>> start Input records

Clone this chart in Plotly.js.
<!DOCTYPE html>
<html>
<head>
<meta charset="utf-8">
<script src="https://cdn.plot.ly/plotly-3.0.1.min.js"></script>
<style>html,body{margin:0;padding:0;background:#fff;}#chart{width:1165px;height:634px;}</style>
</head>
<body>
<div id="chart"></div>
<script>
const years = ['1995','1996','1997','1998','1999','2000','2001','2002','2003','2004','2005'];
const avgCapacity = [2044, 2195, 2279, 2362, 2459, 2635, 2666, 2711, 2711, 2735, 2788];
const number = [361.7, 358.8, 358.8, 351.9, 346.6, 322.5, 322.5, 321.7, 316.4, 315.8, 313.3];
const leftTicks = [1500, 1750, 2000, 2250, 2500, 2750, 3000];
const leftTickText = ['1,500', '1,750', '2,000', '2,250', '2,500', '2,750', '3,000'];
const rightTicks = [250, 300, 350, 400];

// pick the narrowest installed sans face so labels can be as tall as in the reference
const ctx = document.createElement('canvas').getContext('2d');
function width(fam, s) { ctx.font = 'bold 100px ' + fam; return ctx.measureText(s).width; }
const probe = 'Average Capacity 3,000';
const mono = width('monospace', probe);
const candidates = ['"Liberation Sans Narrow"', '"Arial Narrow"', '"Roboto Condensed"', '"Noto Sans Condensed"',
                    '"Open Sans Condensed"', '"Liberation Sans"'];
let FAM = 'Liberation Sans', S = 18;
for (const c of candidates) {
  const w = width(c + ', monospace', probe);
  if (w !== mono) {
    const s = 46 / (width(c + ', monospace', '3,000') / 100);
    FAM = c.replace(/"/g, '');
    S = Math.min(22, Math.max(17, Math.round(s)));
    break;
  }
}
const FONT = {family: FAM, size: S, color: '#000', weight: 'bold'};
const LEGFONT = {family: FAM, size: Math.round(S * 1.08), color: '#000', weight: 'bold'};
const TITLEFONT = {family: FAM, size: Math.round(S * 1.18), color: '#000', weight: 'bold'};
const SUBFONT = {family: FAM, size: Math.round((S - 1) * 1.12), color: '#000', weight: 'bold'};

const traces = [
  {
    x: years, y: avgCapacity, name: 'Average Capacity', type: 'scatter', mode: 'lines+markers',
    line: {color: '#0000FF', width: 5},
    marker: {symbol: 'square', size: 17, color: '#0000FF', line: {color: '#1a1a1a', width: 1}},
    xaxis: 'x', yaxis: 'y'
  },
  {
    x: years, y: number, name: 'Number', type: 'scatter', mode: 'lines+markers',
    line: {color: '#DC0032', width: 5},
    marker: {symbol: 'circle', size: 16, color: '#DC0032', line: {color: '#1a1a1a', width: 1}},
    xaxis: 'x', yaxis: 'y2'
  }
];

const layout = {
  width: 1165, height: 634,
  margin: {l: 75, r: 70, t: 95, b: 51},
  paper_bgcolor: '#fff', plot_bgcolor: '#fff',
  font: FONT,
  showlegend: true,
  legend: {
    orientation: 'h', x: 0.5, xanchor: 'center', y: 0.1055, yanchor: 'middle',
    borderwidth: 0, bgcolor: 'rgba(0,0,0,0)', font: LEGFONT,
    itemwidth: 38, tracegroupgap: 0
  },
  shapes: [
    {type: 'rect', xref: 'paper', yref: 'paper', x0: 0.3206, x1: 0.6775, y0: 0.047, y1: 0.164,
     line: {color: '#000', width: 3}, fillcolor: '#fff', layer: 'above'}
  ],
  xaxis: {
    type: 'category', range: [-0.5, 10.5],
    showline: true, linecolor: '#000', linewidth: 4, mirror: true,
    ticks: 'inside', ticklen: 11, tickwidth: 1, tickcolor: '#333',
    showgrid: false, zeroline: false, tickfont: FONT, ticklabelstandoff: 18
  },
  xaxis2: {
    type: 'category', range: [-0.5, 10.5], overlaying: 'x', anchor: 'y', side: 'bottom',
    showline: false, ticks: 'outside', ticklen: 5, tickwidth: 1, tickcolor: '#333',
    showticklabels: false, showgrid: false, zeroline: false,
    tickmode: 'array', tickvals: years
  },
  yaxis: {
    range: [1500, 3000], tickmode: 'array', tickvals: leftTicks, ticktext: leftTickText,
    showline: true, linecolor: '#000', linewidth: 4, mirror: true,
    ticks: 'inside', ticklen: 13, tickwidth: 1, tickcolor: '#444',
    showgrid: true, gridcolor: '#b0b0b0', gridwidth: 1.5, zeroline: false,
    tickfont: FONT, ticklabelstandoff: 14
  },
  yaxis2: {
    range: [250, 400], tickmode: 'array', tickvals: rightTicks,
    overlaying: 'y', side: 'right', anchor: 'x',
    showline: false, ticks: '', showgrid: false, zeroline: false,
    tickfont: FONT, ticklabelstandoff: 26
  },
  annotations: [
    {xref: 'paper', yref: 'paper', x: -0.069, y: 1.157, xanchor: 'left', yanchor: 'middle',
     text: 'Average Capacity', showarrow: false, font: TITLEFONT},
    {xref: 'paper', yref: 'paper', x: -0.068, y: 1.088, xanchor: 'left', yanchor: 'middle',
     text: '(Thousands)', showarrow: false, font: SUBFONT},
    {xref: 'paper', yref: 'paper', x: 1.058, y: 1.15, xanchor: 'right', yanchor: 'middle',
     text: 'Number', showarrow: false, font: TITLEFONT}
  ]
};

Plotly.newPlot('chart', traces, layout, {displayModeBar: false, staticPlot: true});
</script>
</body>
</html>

>> end Input records
>> start Input records

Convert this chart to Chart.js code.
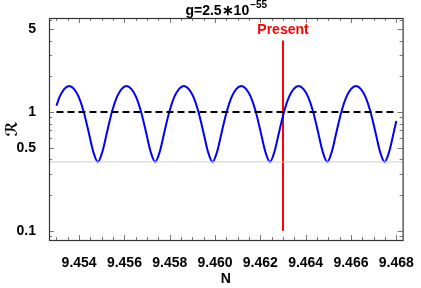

>> end Input records

**Written instruction:**
Each line from the one containing "Clone this chart in Plotly.js." through the one containing "const rightTicks = [250, 300, 350, 400];" must be retyped exactly, the first and last of these included.

**Correct response:**
Clone this chart in Plotly.js.
<!DOCTYPE html>
<html>
<head>
<meta charset="utf-8">
<script src="https://cdn.plot.ly/plotly-3.0.1.min.js"></script>
<style>html,body{margin:0;padding:0;background:#fff;}#chart{width:1165px;height:634px;}</style>
</head>
<body>
<div id="chart"></div>
<script>
const years = ['1995','1996','1997','1998','1999','2000','2001','2002','2003','2004','2005'];
const avgCapacity = [2044, 2195, 2279, 2362, 2459, 2635, 2666, 2711, 2711, 2735, 2788];
const number = [361.7, 358.8, 358.8, 351.9, 346.6, 322.5, 322.5, 321.7, 316.4, 315.8, 313.3];
const leftTicks = [1500, 1750, 2000, 2250, 2500, 2750, 3000];
const leftTickText = ['1,500', '1,750', '2,000', '2,250', '2,500', '2,750', '3,000'];
const rightTicks = [250, 300, 350, 400];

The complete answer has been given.